What the task requires: Using the listing below, please print exactly the lines from the one with "Give me the matplotlib source for this chart." through the one with "plt.savefig('out.png', dpi=100)". Leave out every picture.

Entries:

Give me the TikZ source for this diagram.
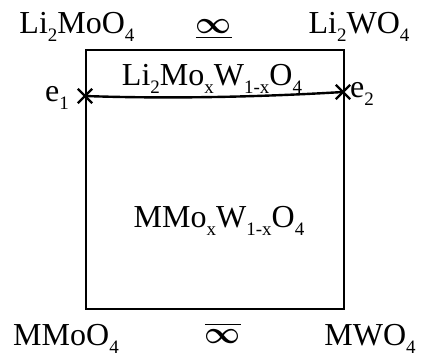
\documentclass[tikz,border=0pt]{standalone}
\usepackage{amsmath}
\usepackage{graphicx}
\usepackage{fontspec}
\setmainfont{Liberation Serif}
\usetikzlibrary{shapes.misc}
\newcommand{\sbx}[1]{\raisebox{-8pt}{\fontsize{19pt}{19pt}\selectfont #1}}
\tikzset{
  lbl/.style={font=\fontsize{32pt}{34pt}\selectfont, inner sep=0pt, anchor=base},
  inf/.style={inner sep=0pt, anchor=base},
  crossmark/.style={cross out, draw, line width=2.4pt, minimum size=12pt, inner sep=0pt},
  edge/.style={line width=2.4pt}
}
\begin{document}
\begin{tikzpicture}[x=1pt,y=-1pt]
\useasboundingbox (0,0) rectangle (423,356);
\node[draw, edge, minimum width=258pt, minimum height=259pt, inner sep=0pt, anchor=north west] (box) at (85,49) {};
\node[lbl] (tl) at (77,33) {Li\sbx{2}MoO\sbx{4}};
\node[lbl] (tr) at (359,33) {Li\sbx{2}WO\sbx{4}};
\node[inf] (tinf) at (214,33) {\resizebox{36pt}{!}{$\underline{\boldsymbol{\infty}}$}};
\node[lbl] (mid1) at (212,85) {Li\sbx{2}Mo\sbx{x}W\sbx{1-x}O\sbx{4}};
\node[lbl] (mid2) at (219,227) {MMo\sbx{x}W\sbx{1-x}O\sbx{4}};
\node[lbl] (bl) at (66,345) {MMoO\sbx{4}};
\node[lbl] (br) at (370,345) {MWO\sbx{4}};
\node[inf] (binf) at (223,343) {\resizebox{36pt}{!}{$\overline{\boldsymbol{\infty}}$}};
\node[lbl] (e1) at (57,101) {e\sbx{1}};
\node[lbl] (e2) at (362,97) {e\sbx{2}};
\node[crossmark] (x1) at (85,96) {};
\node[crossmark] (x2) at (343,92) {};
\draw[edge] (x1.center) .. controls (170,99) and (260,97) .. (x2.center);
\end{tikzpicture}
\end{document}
...
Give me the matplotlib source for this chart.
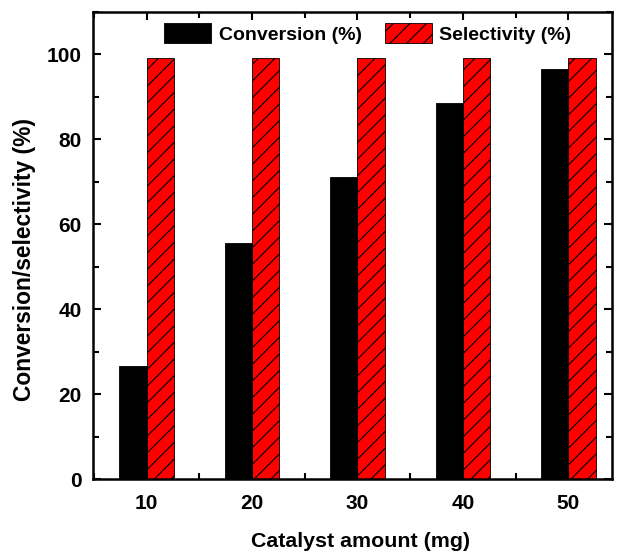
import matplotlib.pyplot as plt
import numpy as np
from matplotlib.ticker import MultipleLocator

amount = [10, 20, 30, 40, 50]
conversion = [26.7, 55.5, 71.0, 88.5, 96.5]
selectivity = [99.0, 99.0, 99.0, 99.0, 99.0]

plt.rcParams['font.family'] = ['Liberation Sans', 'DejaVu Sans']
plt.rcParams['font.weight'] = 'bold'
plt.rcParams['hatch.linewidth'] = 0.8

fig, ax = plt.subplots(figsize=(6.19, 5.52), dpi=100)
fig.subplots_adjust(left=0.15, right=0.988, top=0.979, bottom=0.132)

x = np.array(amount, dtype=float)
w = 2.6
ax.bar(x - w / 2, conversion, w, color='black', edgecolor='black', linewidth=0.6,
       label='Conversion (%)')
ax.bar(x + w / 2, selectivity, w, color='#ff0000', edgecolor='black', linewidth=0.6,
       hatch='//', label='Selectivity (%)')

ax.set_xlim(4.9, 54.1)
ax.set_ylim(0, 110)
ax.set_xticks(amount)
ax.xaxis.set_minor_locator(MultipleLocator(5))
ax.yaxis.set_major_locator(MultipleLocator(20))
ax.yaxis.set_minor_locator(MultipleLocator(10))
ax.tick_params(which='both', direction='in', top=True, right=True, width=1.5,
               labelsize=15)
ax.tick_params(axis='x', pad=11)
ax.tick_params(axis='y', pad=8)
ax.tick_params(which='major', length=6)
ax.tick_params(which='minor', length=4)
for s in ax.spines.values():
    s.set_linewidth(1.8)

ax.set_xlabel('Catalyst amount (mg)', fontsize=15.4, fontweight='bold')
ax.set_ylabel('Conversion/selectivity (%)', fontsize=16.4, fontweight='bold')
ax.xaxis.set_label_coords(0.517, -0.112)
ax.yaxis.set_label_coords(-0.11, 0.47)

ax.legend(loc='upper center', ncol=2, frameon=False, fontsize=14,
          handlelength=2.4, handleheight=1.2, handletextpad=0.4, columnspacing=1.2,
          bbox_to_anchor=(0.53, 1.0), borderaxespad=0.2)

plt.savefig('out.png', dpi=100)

Written response:
Give me the matplotlib source for this chart.
import matplotlib.pyplot as plt
import numpy as np
from matplotlib.ticker import MultipleLocator

amount = [10, 20, 30, 40, 50]
conversion = [26.7, 55.5, 71.0, 88.5, 96.5]
selectivity = [99.0, 99.0, 99.0, 99.0, 99.0]

plt.rcParams['font.family'] = ['Liberation Sans', 'DejaVu Sans']
plt.rcParams['font.weight'] = 'bold'
plt.rcParams['hatch.linewidth'] = 0.8

fig, ax = plt.subplots(figsize=(6.19, 5.52), dpi=100)
fig.subplots_adjust(left=0.15, right=0.988, top=0.979, bottom=0.132)

x = np.array(amount, dtype=float)
w = 2.6
ax.bar(x - w / 2, conversion, w, color='black', edgecolor='black', linewidth=0.6,
       label='Conversion (%)')
ax.bar(x + w / 2, selectivity, w, color='#ff0000', edgecolor='black', linewidth=0.6,
       hatch='//', label='Selectivity (%)')

ax.set_xlim(4.9, 54.1)
ax.set_ylim(0, 110)
ax.set_xticks(amount)
ax.xaxis.set_minor_locator(MultipleLocator(5))
ax.yaxis.set_major_locator(MultipleLocator(20))
ax.yaxis.set_minor_locator(MultipleLocator(10))
ax.tick_params(which='both', direction='in', top=True, right=True, width=1.5,
               labelsize=15)
ax.tick_params(axis='x', pad=11)
ax.tick_params(axis='y', pad=8)
ax.tick_params(which='major', length=6)
ax.tick_params(which='minor', length=4)
for s in ax.spines.values():
    s.set_linewidth(1.8)

ax.set_xlabel('Catalyst amount (mg)', fontsize=15.4, fontweight='bold')
ax.set_ylabel('Conversion/selectivity (%)', fontsize=16.4, fontweight='bold')
ax.xaxis.set_label_coords(0.517, -0.112)
ax.yaxis.set_label_coords(-0.11, 0.47)

ax.legend(loc='upper center', ncol=2, frameon=False, fontsize=14,
          handlelength=2.4, handleheight=1.2, handletextpad=0.4, columnspacing=1.2,
          bbox_to_anchor=(0.53, 1.0), borderaxespad=0.2)

plt.savefig('out.png', dpi=100)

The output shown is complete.